Originally, four Oklahoma inmates sued against allowing the use of midazolam in executions.
However, one of those inmates, Charles Warner, was executed in January, noted Fox 43, so only three lived to see their case make it to the High Court.
Midazolam is given by some states to make inmates unconscious before they get their lethal drug dose, but injections of midazolam failed to do so during some executions last year, noted The New York Times.
Oklahoma and other states use midazolam because companies in Europe and the United States will no longer will sell barbiturates (to make people unconsciousness) for death penalty executions.
The inmates claimed in their lawsuit that because midazolam has not made some people unconscious during their executions, use of the drug violates the Eighth Amendment, which does not allow cruel and unusual punishments.
However, Justice Samuel Alito wrote in the majority opinion that the responsibility was on the inmates being executed (not the state) for failing to identify a different way of being executed.
Alito also claimed that the inmates, who sued, failed to make a case that using midazolam with a lethal cocktail could result in severe pain.
Mother Jones reports that the inmates who filed the lawsuit "were supported in an amicus brief by 16 pharmacology professors who argued midazolam is 'incapable of inducing unconsciousness.'"
In its defense of using midazolam, the State of Oklahoma used one expert for its case: Dr. Roswell Lee Evans, who admitted he has never actually used midazolam, noted ProPublica.
Despite this lack of experience, Evans testified in 2014 that inmates “would not sense the pain” during an execution if they got a dose of midazolam, reported ProPublica.

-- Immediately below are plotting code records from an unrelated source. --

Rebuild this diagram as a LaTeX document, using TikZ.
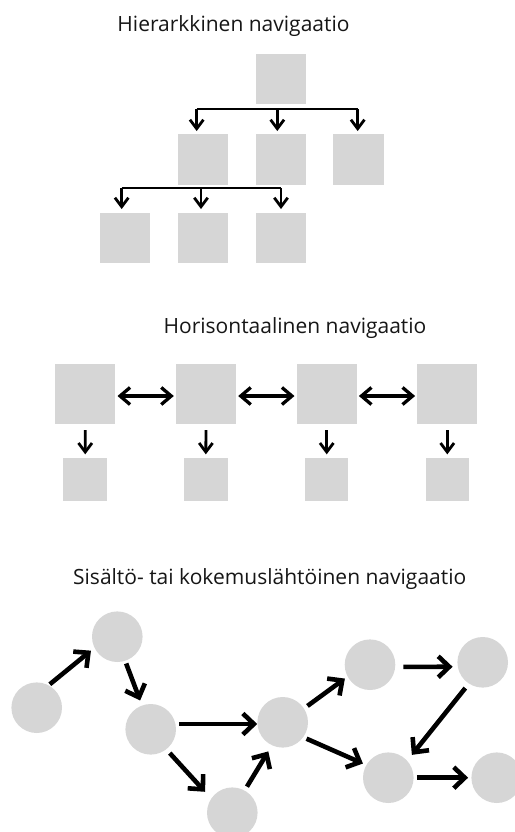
\documentclass[tikz,border=0pt]{standalone}
\usepackage{fontspec}
\setmainfont{Open Sans}
\usetikzlibrary{arrows.meta}
\definecolor{boxgray}{RGB}{214,214,214}
\definecolor{inkgray}{RGB}{22,22,22}
\begin{document}
\begin{tikzpicture}[x=1pt,y=-1pt,
  title/.style={anchor=base, inner sep=0pt, font=\fontsize{21}{25}\selectfont, text=inkgray},
  sq/.style={fill=boxgray, draw=none, inner sep=0pt, minimum size=#1},
  dot/.style={circle, fill=boxgray, draw=none, inner sep=0pt, minimum size=50.6},
  bar/.style={draw=black, line width=2.2},
  tarr/.style={draw=black, line width=2.8, line join=miter, -{Straight Barb[length=9,width=13.5]}},
  darr/.style={draw=black, line width=3.3, line join=miter, {Straight Barb[length=10,width=17]}-{Straight Barb[length=10,width=17]}},
  carr/.style={draw=black, line width=4.6, line join=miter, -{Straight Barb[length=11,width=21]}},
]
\useasboundingbox (0,0) rectangle (514,832);

% ---------- hierarchical ----------
\node[title] (title-hier) at (233.5,32) {Hierarkkinen navigaatio};
\node[sq=50.5] (r)  at (281,79.2) {};
\node[sq=50.5] (m1) at (203,159.5) {};
\node[sq=50.5] (m2) at (281,159.5) {};
\node[sq=50.5] (m3) at (358.7,159.5) {};
\node[sq=50.5] (l1) at (125.2,238) {};
\node[sq=50.5] (l2) at (203,238) {};
\node[sq=50.5] (l3) at (281,238) {};

\coordinate (ba1) at (196.7,109.3);
\coordinate (ba2) at (277.3,109.3);
\coordinate (ba3) at (357.7,109.3);
\draw[bar] (ba1) -- (ba3);
\draw[tarr, shorten >=3] (ba1) -- (ba1 |- m1.north);
\draw[tarr, shorten >=3] (ba2) -- (ba2 |- m2.north);
\draw[tarr, shorten >=3] (ba3) -- (ba3 |- m3.north);

\coordinate (bb1) at (121.7,188.3);
\coordinate (bb2) at (201,188.3);
\coordinate (bb3) at (281,188.3);
\draw[bar] (bb1) -- (bb3);
\draw[tarr, shorten >=3.5] (bb1) -- (bb1 |- l1.north);
\draw[tarr, shorten >=3.5] (bb2) -- (bb2 |- l2.north);
\draw[tarr, shorten >=3.5] (bb3) -- (bb3 |- l3.north);

% ---------- horizontal ----------
\node[title] (title-hor) at (295,333) {Horisontaalinen navigaatio};
\node[sq=60] (h1) at (85.3,394) {};
\node[sq=60] (h2) at (206,394) {};
\node[sq=60] (h3) at (326.7,394) {};
\node[sq=60] (h4) at (447.3,394) {};
\node[sq=43.5] (s1) at (85.2,479.3) {};
\node[sq=43.5] (s2) at (205.8,479.3) {};
\node[sq=43.5] (s3) at (326.7,479.3) {};
\node[sq=43.5] (s4) at (447.3,479.3) {};

\draw[darr, shorten <=2, shorten >=2] ([yshift=-2pt]h1.east) -- ([yshift=-2pt]h2.west);
\draw[darr, shorten <=2, shorten >=2] ([yshift=-2pt]h2.east) -- ([yshift=-2pt]h3.west);
\draw[darr, shorten <=2, shorten >=2] ([yshift=-2pt]h3.east) -- ([yshift=-2pt]h4.west);
\draw[tarr, shorten <=6, shorten >=3] (h1.south) -- (s1.north);
\draw[tarr, shorten <=6, shorten >=3] (h2.south) -- (s2.north);
\draw[tarr, shorten <=6, shorten >=3] (h3.south) -- (s3.north);
\draw[tarr, shorten <=6, shorten >=3] (h4.south) -- (s4.north);

% ---------- content / experience driven ----------
\node[title] (title-exp) at (269.7,584) {Sisältö- tai kokemuslähtöinen navigaatio};
\node[dot] (A) at (36.7,707.7) {};
\node[dot] (B) at (117.3,636.7) {};
\node[dot] (C) at (150.7,729.3) {};
\node[dot] (D) at (232.3,812.7) {};
\node[dot] (E) at (282.7,722.3) {};
\node[dot] (F) at (370,664.7) {};
\node[dot] (G) at (482.7,662.3) {};
\node[dot] (H) at (388.3,777.7) {};
\node[dot] (I) at (496.7,777.7) {};

\draw[carr, shorten <=1.5, shorten >=4.4] (A.62) -- (B.206);
\draw[carr, shorten <=2.7, shorten >=5.2] (B.288) -- (C.110);
\draw[carr, shorten <=3.6] (C.12) -- (C.12 -| E.west);
\draw[carr, shorten <=5, shorten >=9] (C.308) -- (D.146);
\draw[carr, shorten <=4.4, shorten >=7] (D.61) -- (E.245);
\draw[carr, shorten <=4.2, shorten >=3.2] (E.33) -- (F.208);
\draw[carr, shorten <=3.5, shorten >=3.6] (E.324) -- (H.150);
\draw[carr, shorten <=8, shorten >=5] (F.-5) -- (G.190);
\draw[carr, shorten <=5.6, shorten >=7.4] (G.237) -- (H.42);
\draw[carr, shorten <=3.1, shorten >=3.1] (H.east) -- (I.west);
\end{tikzpicture}
\end{document}
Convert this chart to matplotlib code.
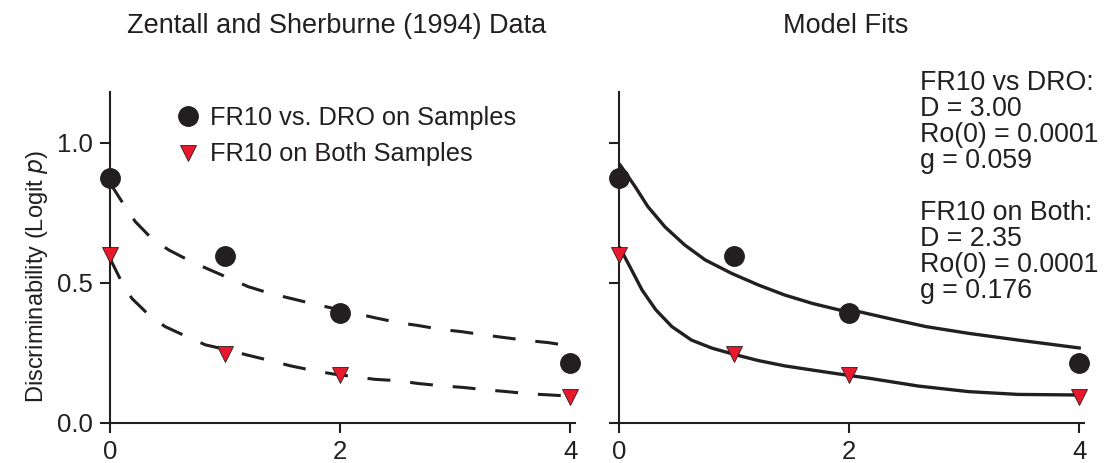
import matplotlib.pyplot as plt

plt.rcParams['font.family'] = ['Liberation Sans', 'DejaVu Sans']

# observed data (Zentall and Sherburne, 1994)
delays = [0, 1, 2, 4]
dro_vals = [0.874, 0.596, 0.392, 0.215]
both_vals = [0.60, 0.246, 0.17, 0.093]

# dashed curves, left panel
left_dro_x = [0.0, 0.12, 0.22, 0.36, 0.51, 0.68, 0.84, 1.03, 1.2, 1.39, 1.57, 1.77,
              2.13, 2.3, 2.51, 2.68, 2.88, 3.06, 3.26, 3.43, 3.64, 3.81, 4.0]
left_dro_y = [0.857, 0.78, 0.719, 0.66, 0.618, 0.582, 0.552, 0.518, 0.487, 0.463, 0.445, 0.425,
              0.392, 0.376, 0.358, 0.348, 0.334, 0.326, 0.314, 0.305, 0.294, 0.287, 0.275]
left_both_x = [0.0, 0.1, 0.19, 0.33, 0.48, 0.67, 0.83, 1.03, 1.19, 1.39, 1.57, 1.77,
               1.94, 2.3, 2.5, 2.68, 2.9, 3.07, 3.28, 3.45, 3.65, 3.83, 4.0]
left_both_y = [0.588, 0.505, 0.445, 0.389, 0.344, 0.308, 0.279, 0.26, 0.243, 0.223, 0.204, 0.187,
               0.175, 0.156, 0.151, 0.141, 0.132, 0.127, 0.118, 0.112, 0.104, 0.10, 0.096]

# model fits, right panel
fit_dro_x = [0.01, 0.14, 0.25, 0.4, 0.57, 0.75, 0.98, 1.21, 1.44, 1.68, 1.91,
             2.08, 2.38, 2.67, 3.04, 3.47, 4.0]
fit_dro_y = [0.921, 0.844, 0.773, 0.70, 0.636, 0.582, 0.534, 0.493, 0.457, 0.427, 0.404,
             0.398, 0.37, 0.344, 0.32, 0.296, 0.268]
fit_both_x = [0.01, 0.11, 0.2, 0.32, 0.46, 0.63, 0.81, 1.02, 1.21, 1.44, 1.68, 1.91,
              2.17, 2.6, 3.04, 3.47, 4.0]
fit_both_y = [0.624, 0.546, 0.475, 0.404, 0.344, 0.296, 0.267, 0.243, 0.223, 0.204, 0.189, 0.175,
              0.16, 0.132, 0.112, 0.102, 0.10]

params_text = ("FR10 vs DRO:\nD = 3.00\nRo(0) = 0.0001\ng = 0.059\n\n"
               "FR10 on Both:\nD = 2.35\nRo(0) = 0.0001\ng = 0.176")

ink = '#231f20'
red = '#e8192c'
fs = 18.5

fig = plt.figure(figsize=(11.04, 4.63), dpi=100)
ax1 = fig.add_axes([0.0996, 0.0864, 0.421, 0.715])
ax2 = fig.add_axes([0.5607, 0.0864, 0.421, 0.715])

for ax in (ax1, ax2):
    ax.set_xlim(0, 4.04)
    ax.set_ylim(0, 1.182)
    for s in ('top', 'right'):
        ax.spines[s].set_visible(False)
    for s in ('left', 'bottom'):
        ax.spines[s].set_linewidth(1.5)
        ax.spines[s].set_color(ink)
    ax.set_xticks([0, 2, 4])
    ax.set_yticks([0, 0.5, 1.0])
    ax.tick_params(direction='out', length=7.2, width=1.5, color=ink,
                   labelsize=fs, labelcolor=ink, pad=5)

ax1.set_yticklabels(['0.0', '0.5', '1.0'])
ax2.set_yticklabels([])

# left panel
ax1.plot(left_dro_x, left_dro_y, color=ink, lw=2.2, dashes=(7.5, 6.5), zorder=2)
ax1.plot(left_both_x, left_both_y, color=ink, lw=2.2, dashes=(7.5, 6.5), zorder=2)
ax1.plot(delays, dro_vals, 'o', ms=14, color=ink, mec=ink, clip_on=False, zorder=3,
         label='FR10 vs. DRO on Samples')
ax1.plot(delays, both_vals, 'v', ms=12, color=red, mec=ink, mew=0.6, clip_on=False, zorder=3,
         label='FR10 on Both Samples')
ax1.legend(loc='upper left', bbox_to_anchor=(0.119, 1.003), frameon=False, fontsize=18.3,
           handlelength=0.6, handletextpad=0.55, labelspacing=0.48, labelcolor=ink,
           borderaxespad=0.2)
ax1.set_ylabel('Discriminability (Logit $p$)', fontsize=17, color=ink)
ax1.yaxis.set_label_coords(-0.13, 0.444)

# right panel
ax2.plot(fit_dro_x, fit_dro_y, color=ink, lw=2.4, zorder=2)
ax2.plot(fit_both_x, fit_both_y, color=ink, lw=2.4, zorder=2)
ax2.plot(delays, dro_vals, 'o', ms=14, color=ink, mec=ink, clip_on=False, zorder=3)
ax2.plot(delays, both_vals, 'v', ms=12, color=red, mec=ink, mew=0.6, clip_on=False, zorder=3)
fig.text(0.833, 0.848, params_text, fontsize=19.3, color=ink, va='top', ha='left',
         linespacing=1.0)

fig.text(0.305, 0.944, 'Zentall and Sherburne (1994) Data', fontsize=19.5, color=ink,
         ha='center', va='center')
fig.text(0.766, 0.944, 'Model Fits', fontsize=19.5, color=ink, ha='center', va='center')

fig.savefig('out.png', dpi=100)
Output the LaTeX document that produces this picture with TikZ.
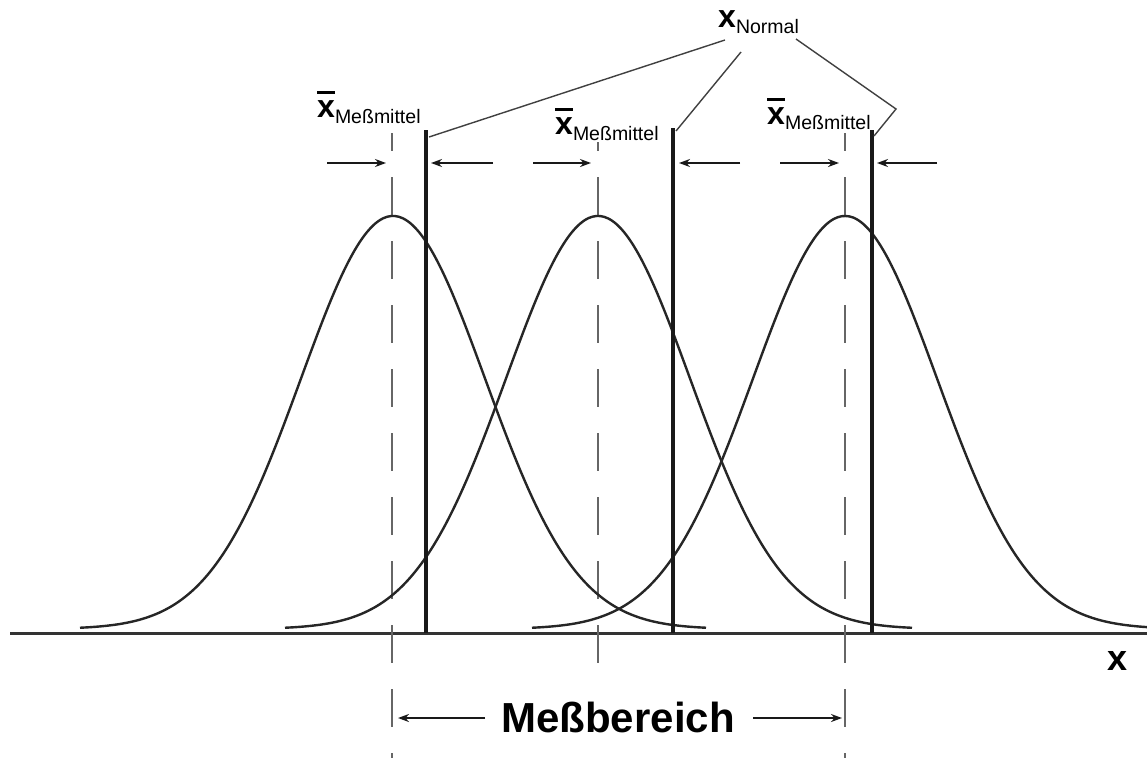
\documentclass[tikz,border=0pt]{standalone}
\usepackage{fontspec}
\setmainfont{Liberation Sans}
\usetikzlibrary{arrows.meta}
\newcommand\xbarx{\setbox0\hbox{\bfseries x}\vbox{\hrule height 3pt width \wd0\kern 6pt\box0}}
\begin{document}
\begin{tikzpicture}[x=1pt,y=-1pt,
  curve/.style={line width=2.4pt, draw=black!85},
  solidv/.style={line width=3.4pt, draw=black!90},
  dashv/.style={line width=1.3pt, draw=black!60, dash pattern=on 38pt off 26pt},
  leader/.style={line width=1.4pt, draw=black!75},
  arr/.style={-{Stealth[length=11pt,width=8pt]}, line width=1.8pt, draw=black!90},
  axisline/.style={line width=3pt, draw=black!80},
  lbl/.style={inner sep=0pt, anchor=base west},
  bigtxt/.style={inner sep=0pt, font=\fontsize{42}{42}\selectfont\bfseries}]
\useasboundingbox (0,0) rectangle (1147,758);
\fill[white] (0,0) rectangle (1147,758);

% axis
\coordinate (axL) at (10,633);
\coordinate (axR) at (1147,633);
\draw[axisline] (axL) -- (axR);

% dashed mean lines
\coordinate (d1t) at (392,133); \coordinate (d1b) at (392,758);
\coordinate (d2t) at (598,142); \coordinate (d2b) at (598,666);
\coordinate (d3t) at (845,133); \coordinate (d3b) at (845,758);
\draw[dashv, dash phase=20pt] (d1t) -- (d1b);
\draw[dashv, dash phase=29pt] (d2t) -- (d2b);
\draw[dashv, dash phase=20pt] (d3t) -- (d3b);

% gaussian curves
\draw[curve] plot[domain=80:706, samples=160, smooth] (\x, {629-413*exp(-0.5*((\x-393)/92)^2)});
\draw[curve] plot[domain=285:912, samples=160, smooth] (\x, {629-413*exp(-0.5*((\x-598)/92)^2)});
\draw[curve] plot[domain=532:1147, samples=160, smooth] (\x, {629-413*exp(-0.5*((\x-845)/92)^2)});

% solid normal lines
\coordinate (s1t) at (426,130); \coordinate (s1b) at (426,633);
\coordinate (s2t) at (673,128); \coordinate (s2b) at (673,633);
\coordinate (s3t) at (872,130); \coordinate (s3b) at (872,633);
\draw[solidv] (s1t) -- (s1b);
\draw[solidv] (s2t) -- (s2b);
\draw[solidv] (s3t) -- (s3b);

% labels
\node[lbl] (m1) at (317,117) {\fontsize{32}{32}\selectfont\xbarx\raisebox{-6pt}{\fontsize{19.5}{20}\selectfont Meßmittel}};
\node[lbl] (m2) at (555,134) {\fontsize{32}{32}\selectfont\xbarx\raisebox{-6pt}{\fontsize{19.5}{20}\selectfont Meßmittel}};
\node[lbl] (m3) at (767,124) {\fontsize{32}{32}\selectfont\xbarx\raisebox{-5pt}{\fontsize{19.5}{20}\selectfont Meßmittel}};
\node[lbl] (xn) at (718,27) {{\fontsize{32}{32}\selectfont\bfseries x}\raisebox{-6pt}{\fontsize{19.5}{20}\selectfont Normal}};

% leader lines
\coordinate (l1a) at (725,40);  \coordinate (l1b) at (429,137);
\coordinate (l2a) at (741,52);  \coordinate (l2b) at (676,131);
\coordinate (l3a) at (796,39);  \coordinate (l3k) at (896,109); \coordinate (l3b) at (874,136);
\draw[leader] (l1a) -- (l1b);
\draw[leader] (l2a) -- (l2b);
\draw[leader] (l3a) -- (l3k) -- (l3b);

% top arrows
\coordinate (a1s) at (327,163); \coordinate (a1e) at (386,163);
\coordinate (b1s) at (493,163); \coordinate (b1e) at (431,163);
\coordinate (a2s) at (533,163); \coordinate (a2e) at (591,163);
\coordinate (b2s) at (740,163); \coordinate (b2e) at (679,163);
\coordinate (a3s) at (780,163); \coordinate (a3e) at (839,163);
\coordinate (b3s) at (937,163); \coordinate (b3e) at (877,163);
\draw[arr] (a1s) -- (a1e);
\draw[arr] (b1s) -- (b1e);
\draw[arr] (a2s) -- (a2e);
\draw[arr] (b2s) -- (b2e);
\draw[arr] (a3s) -- (a3e);
\draw[arr] (b3s) -- (b3e);

% Messbereich
\node[bigtxt, anchor=base] (mb) at (618,732) {Meßbereich};
\coordinate (mbl) at (485,718); \coordinate (mble) at (398,718);
\coordinate (mbr) at (753,718); \coordinate (mbre) at (842,718);
\draw[arr] (mbl) -- (mble);
\draw[arr] (mbr) -- (mbre);

% axis label
\node[inner sep=0pt, anchor=base, font=\fontsize{36}{36}\selectfont\bfseries] (xl) at (1117,670) {x};
\end{tikzpicture}
\end{document}
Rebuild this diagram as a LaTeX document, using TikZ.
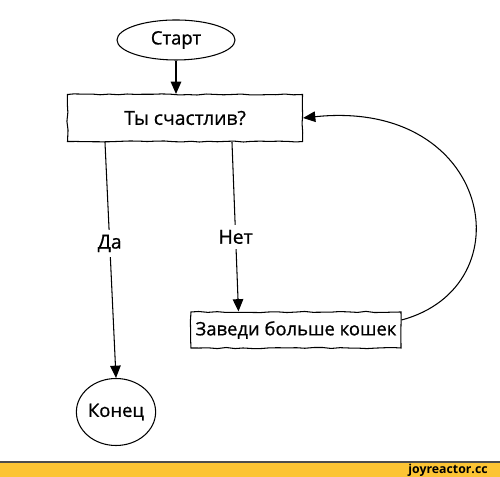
\documentclass[tikz,border=0pt]{standalone}
\usepackage{fontspec}
\setmainfont{Open Sans}
\newfontfamily\handfont{Open Sans}[FakeBold=0.8]
\usepackage{tikz}
\usetikzlibrary{positioning, shapes.geometric, arrows.meta, decorations.pathmorphing}

\begin{document}
\pgfmathsetseed{11}
\begin{tikzpicture}[
    wobbly/.style={decorate, decoration={random steps, segment length=5pt, amplitude=0.35pt}},
    oval/.style={ellipse, draw=black, line width=0.6pt,
      minimum width=2.36cm, minimum height=0.8cm, inner sep=0pt, font=\handfont\fontsize{10.5}{12}\selectfont},
    box/.style={rectangle, draw=black, line width=0.6pt, wobbly,
      align=center, inner sep=0pt, font=\handfont\fontsize{11}{13}\selectfont},
    arrow/.style={-{Triangle[length=7pt, width=6pt]}, line width=0.6pt, black},
    lab/.style={fill=white, inner sep=3pt, font=\handfont\fontsize{11}{13}\selectfont}
  ]
    \useasboundingbox (0,0) rectangle (10,9.54);

    \node[oval] (start) at (3.52,8.74) {Старт};
    \node[box, minimum width=4.7cm, minimum height=0.94cm] (ask) at (3.70,7.18) {Ты счастлив?};
    \node[box, minimum width=4.2cm, minimum height=0.72cm, font=\handfont\fontsize{10.5}{12}\selectfont] (cats) at (5.92,2.94) {Заведи больше кошек};
    \node[oval, minimum width=1.56cm, minimum height=1.34cm] (stop) at (2.32,1.30) {Конец};

    \draw[arrow] (start.south) -- (start.south |- ask.north);
    \draw[arrow] ([xshift=0.76cm]ask.south west) -- node[lab, pos=0.43] {Да} (stop.north);
    \draw[arrow] ([xshift=3.3cm]ask.south west) -- node[lab, pos=0.56] {Нет} ([xshift=0.96cm]cats.north west);
    \draw[arrow] ([yshift=0.2cm]cats.east) to[out=15, in=6, out distance=2.6cm, in distance=3.8cm] (ask.east);

    % footer
    \fill[fill={rgb,255:red,252;green,196;blue,52}] (0,0) rectangle (10,0.30);
    \draw[line width=0.8pt, black!70] (0,0.30) -- (10,0.30);
    \node[anchor=east, inner sep=0pt, font=\fontsize{7}{8}\selectfont\bfseries] (site) at (9.76,0.14) {joyreactor.cc};
  \end{tikzpicture}
\end{document}
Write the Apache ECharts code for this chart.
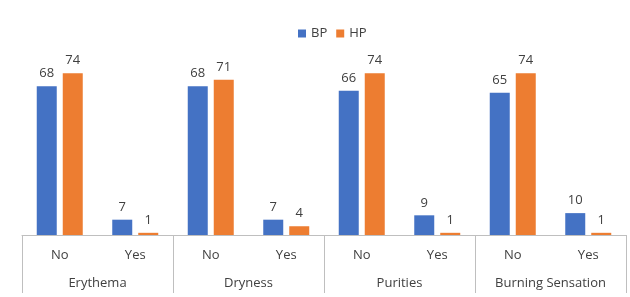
<!DOCTYPE html>
<html><head><meta charset="utf-8">
<script src="https://cdn.jsdelivr.net/npm/echarts@6/dist/echarts.min.js"></script>
<style>html,body{margin:0;padding:0;background:#fff}#c{width:630px;height:297px}</style>
</head><body><div id="c"></div>
<script>
const groups = ["Erythema", "Dryness", "Purities", "Burning Sensation"];
const subCats = ["No", "Yes", "No", "Yes", "No", "Yes", "No", "Yes"];
const bpValues = [68, 7, 68, 7, 66, 9, 65, 10];
const hpValues = [74, 1, 71, 4, 74, 1, 74, 1];
const seriesNames = ["BP", "HP"];

const font = "'Open Sans', 'Noto Sans', sans-serif";
const txt = "#404040";
const chart = echarts.init(document.getElementById('c'));
chart.setOption({
  animation: false,
  textStyle: { fontFamily: font },
  legend: {
    top: 22, left: 293, itemWidth: 8, itemHeight: 8, itemGap: 9,
    icon: 'rect',
    textStyle: { fontSize: 13, color: txt, fontFamily: font },
    data: seriesNames
  },
  grid: { left: 22, right: 4, top: 60, bottom: 62, containLabel: false },
  xAxis: [
    {
      type: 'category', data: subCats, position: 'bottom',
      axisLine: { show: true, lineStyle: { color: '#bfbfbf', width: 1 } },
      axisTick: { show: false },
      axisLabel: { interval: 0, margin: 14, fontSize: 13, color: txt, fontFamily: font }
    },
    {
      type: 'category', data: groups, position: 'bottom',
      axisLine: { show: false },
      axisTick: { show: true, length: 58, lineStyle: { color: '#bfbfbf', width: 1 } },
      axisLabel: { interval: 0, margin: 42, fontSize: 13, color: txt, fontFamily: font }
    }
  ],
  yAxis: {
    type: 'value', min: 0, max: 80, interval: 10, show: false,
    splitLine: { show: false }
  },
  series: [
    {
      name: seriesNames[0], type: 'bar', data: bpValues, xAxisIndex: 0,
      barWidth: 20, barGap: '30%',
      itemStyle: { color: '#4472C4' },
      label: { show: true, position: 'top', distance: 6, fontSize: 13, color: txt, fontFamily: font }
    },
    {
      name: seriesNames[1], type: 'bar', data: hpValues, xAxisIndex: 0,
      barWidth: 20, barGap: '30%',
      itemStyle: { color: '#ED7D31' },
      label: { show: true, position: 'top', distance: 6, fontSize: 13, color: txt, fontFamily: font }
    }
  ]
});
</script></body></html>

Evans reportedly used more than 150 pages (of his 300-page report) from the consumer website Drugs.com, which includes the disclaimer: “[N]ot intended for medical advice, diagnosis or treatment.”
Evans is dean of the Harrison School of Pharmacy at Auburn University in Alabama, which tried to distance itself from his involvement in the case back in April.
Auburn University told ProPublica via email that Dr. Evans “was acting in a personal capacity" and that “[t]he opinions he expressed in judicial proceedings are his own, not those of Auburn University,”
Justice Sonia Sotomayor wrote in today's dissent: "[U]nder the court’s new rule, it would not matter whether the state intended to use midazolam, or instead to have petitioners drawn and quartered, slowly tortured to death or actually burned at the stake."